クリストファー・ノーランは、クエンティン・タランティーノと並ぶ現役世代のアイドル監督だろう。
本作は、ただ難解なだけではなく、驚きの映像とアクションでちゃんとエンターテイメントに仕上げているところが、人気監督の実力と言えよう。
逆行と順行が交錯するというアイディアには驚いたが、それを見事に映像化させたイマジネーションと技術力の高さにも驚嘆する。
これは、ノーランが追求した映画における時間操作の一つの到達点ではないだろうか。
この斬新な映画を20代で観ていたら、きっとノーラン監督に心酔しただろうと思う。
「映画館で観るべき映画」に仕立てあげて、コロナ禍の今、世界同時公開させた挑戦にも敬服する。
冒頭のオペラハウス襲撃シークエンスで、迫力に圧倒されつつもさっそく謎の映像を目にする。
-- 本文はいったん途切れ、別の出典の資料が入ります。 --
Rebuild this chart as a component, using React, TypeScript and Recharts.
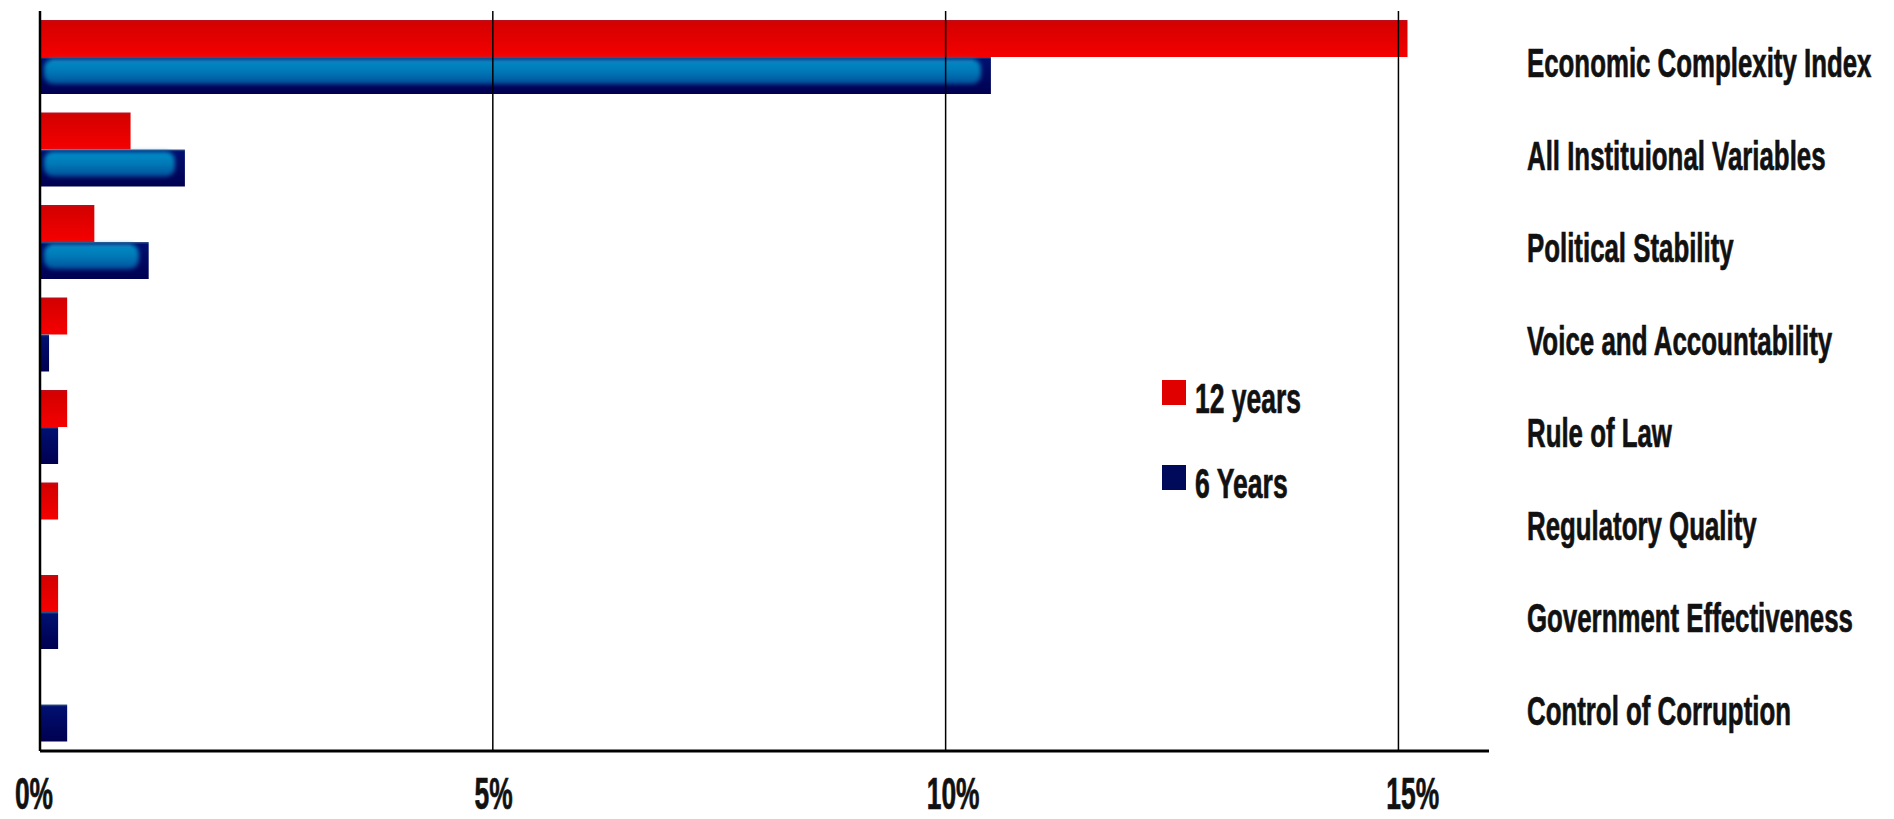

そして解りにくい物語へと突入するが、バラエティーに富んだアクションと謎かけのシーンが連続して目が離せない。
空港で火災を起こすダイナミックな撹乱作戦、ハイウェイでの緊迫のプルトニウム奪取作戦など、時間操作のないシーンでも充分に面白い。
主人公が「回転ドア」の秘密を知った後、前半で描かれたアクションシーンを逆の視点からなぞる趣向になっている。
ハイウェイのカーチェイスは、逆行と順行が真っ向からぶつかり合う驚異の演出だ。トニー・スコット監督が『デジャブ』で、異次元とのカーチェイスを描いてみせたが、それに勝るとも劣らない。
そして、クライマックスの戦闘シーンこそ、それまでみせてきた逆行と順行交錯の集大成だ。過去と現在(あるいは現在と未来か)の戦闘員が圧倒的な物量で錯綜するスペクタクル。倒壊した建物が逆回しで復元しながら爆破されるという、未体験映像。
最後まで謎かけと謎解きが繰り返し、遂に名無しの主人公の秘密が明かされる構成も見事だ。
タイムパラドックスの矛盾を解消すべく考え出された斬新な独自定義。
過去に戻った者は時間を逆走するという秀逸のアイディア。
しかし、この法則が徹底されていないように見えたし、異なる時間にいるはずの者同士がタイミングを計って行動するのもおかしな感じだ。
つまり、タイムスリップ物語で辻褄を合わせるという難題は、ノーランをもってしても打破できなかったと…ということで☆半分マイナス。